* start MATERIAL *

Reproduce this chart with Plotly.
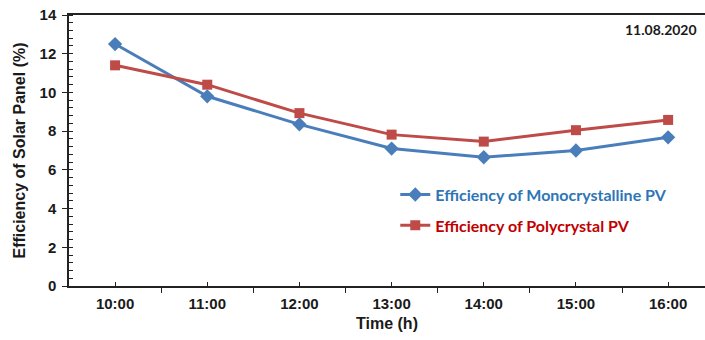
import plotly.graph_objects as go

times = ["10:00", "11:00", "12:00", "13:00", "14:00", "15:00", "16:00"]
mono = [12.5, 9.8, 8.35, 7.1, 6.65, 7.0, 7.68]
poly = [11.4, 10.4, 8.93, 7.82, 7.46, 8.05, 8.58]
xpos = list(range(len(times)))

blue = "#4A7EBB"
red = "#BE4B48"

fig = go.Figure()
fig.add_trace(go.Scatter(
    x=xpos, y=mono, mode="lines+markers",
    name="<b><span style='color:#2E75B6'>Efficiency of Monocrystalline PV</span></b>",
    legendgroup="a",
    line=dict(color=blue, width=3),
    marker=dict(symbol="diamond", size=11, color=blue),
))
fig.add_trace(go.Scatter(
    x=xpos, y=poly, mode="lines+markers",
    name="<b><span style='color:#C00000'>Efficiency of Polycrystal PV</span></b>",
    legendgroup="b",
    line=dict(color=red, width=3),
    marker=dict(symbol="square", size=10, color=red),
))

axis_font = dict(family="Liberation Sans, Arial", size=15, color="#1a1a1a")
title_font = dict(family="Liberation Sans, Arial", size=16, color="#1a1a1a")

fig.update_layout(
    width=705, height=340,
    margin=dict(l=69, r=0, t=15, b=54),
    paper_bgcolor="white", plot_bgcolor="white",
    showlegend=True,
    legend=dict(
        x=0.513, y=0.40, xanchor="left", yanchor="top",
        bgcolor="rgba(0,0,0,0)", borderwidth=0,
        font=dict(family="Lato, Open Sans", size=16),
        tracegroupgap=7, itemwidth=30,
    ),
    xaxis=dict(
        range=[-0.5, 6.4],
        tickmode="array", tickvals=xpos, ticktext=["<b>%s</b>" % t for t in times],
        ticks="inside", ticklen=4, tickwidth=1, tickcolor="#222",
        minor=dict(tick0=0.5, dtick=1, ticks="outside", ticklen=5, tickwidth=1, tickcolor="#222"),
        showline=True, linecolor="#222", linewidth=1.5, mirror=True,
        showgrid=False, zeroline=False,
        tickfont=axis_font, ticklabelstandoff=3,
        title=dict(text="<b>Time (h)</b>", font=title_font, standoff=7),
    ),
    yaxis=dict(
        range=[0, 14], dtick=2, tick0=0,
        ticks="outside", ticklen=5, tickwidth=1, tickcolor="#222",
        minor=dict(dtick=0.4, ticks="inside", ticklen=4, tickwidth=1, tickcolor="#222"),
        showline=True, linecolor="#222", linewidth=1.5, mirror=False,
        showgrid=False, zeroline=False,
        tickfont=axis_font, tickprefix="<b>", ticksuffix="</b>", ticklabelstandoff=3,
        title=dict(text="<b>Efficiency of Solar Panel (%)</b>", font=title_font, standoff=10),
    ),
)

fig.add_annotation(
    text="<b>11.08.2020</b>", x=0.99, y=0.985, xref="paper", yref="paper",
    xanchor="right", yanchor="top", showarrow=False,
    font=dict(family="Lato, Open Sans", size=14, color="#1a1a1a"),
)

fig.write_html("out.html")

* end MATERIAL *

■ **PROBLEM TO WORK ON**:
All the lines above are to be reproduced exactly, except the pictures.

■ **REPLY**:
Reproduce this chart with Plotly.
import plotly.graph_objects as go

times = ["10:00", "11:00", "12:00", "13:00", "14:00", "15:00", "16:00"]
mono = [12.5, 9.8, 8.35, 7.1, 6.65, 7.0, 7.68]
poly = [11.4, 10.4, 8.93, 7.82, 7.46, 8.05, 8.58]
xpos = list(range(len(times)))

blue = "#4A7EBB"
red = "#BE4B48"

fig = go.Figure()
fig.add_trace(go.Scatter(
    x=xpos, y=mono, mode="lines+markers",
    name="<b><span style='color:#2E75B6'>Efficiency of Monocrystalline PV</span></b>",
    legendgroup="a",
    line=dict(color=blue, width=3),
    marker=dict(symbol="diamond", size=11, color=blue),
))
fig.add_trace(go.Scatter(
    x=xpos, y=poly, mode="lines+markers",
    name="<b><span style='color:#C00000'>Efficiency of Polycrystal PV</span></b>",
    legendgroup="b",
    line=dict(color=red, width=3),
    marker=dict(symbol="square", size=10, color=red),
))

axis_font = dict(family="Liberation Sans, Arial", size=15, color="#1a1a1a")
title_font = dict(family="Liberation Sans, Arial", size=16, color="#1a1a1a")

fig.update_layout(
    width=705, height=340,
    margin=dict(l=69, r=0, t=15, b=54),
    paper_bgcolor="white", plot_bgcolor="white",
    showlegend=True,
    legend=dict(
        x=0.513, y=0.40, xanchor="left", yanchor="top",
        bgcolor="rgba(0,0,0,0)", borderwidth=0,
        font=dict(family="Lato, Open Sans", size=16),
        tracegroupgap=7, itemwidth=30,
    ),
    xaxis=dict(
        range=[-0.5, 6.4],
        tickmode="array", tickvals=xpos, ticktext=["<b>%s</b>" % t for t in times],
        ticks="inside", ticklen=4, tickwidth=1, tickcolor="#222",
        minor=dict(tick0=0.5, dtick=1, ticks="outside", ticklen=5, tickwidth=1, tickcolor="#222"),
        showline=True, linecolor="#222", linewidth=1.5, mirror=True,
        showgrid=False, zeroline=False,
        tickfont=axis_font, ticklabelstandoff=3,
        title=dict(text="<b>Time (h)</b>", font=title_font, standoff=7),
    ),
    yaxis=dict(
        range=[0, 14], dtick=2, tick0=0,
        ticks="outside", ticklen=5, tickwidth=1, tickcolor="#222",
        minor=dict(dtick=0.4, ticks="inside", ticklen=4, tickwidth=1, tickcolor="#222"),
        showline=True, linecolor="#222", linewidth=1.5, mirror=False,
        showgrid=False, zeroline=False,
        tickfont=axis_font, tickprefix="<b>", ticksuffix="</b>", ticklabelstandoff=3,
        title=dict(text="<b>Efficiency of Solar Panel (%)</b>", font=title_font, standoff=10),
    ),
)

fig.add_annotation(
    text="<b>11.08.2020</b>", x=0.99, y=0.985, xref="paper", yref="paper",
    xanchor="right", yanchor="top", showarrow=False,
    font=dict(family="Lato, Open Sans", size=14, color="#1a1a1a"),
)

fig.write_html("out.html")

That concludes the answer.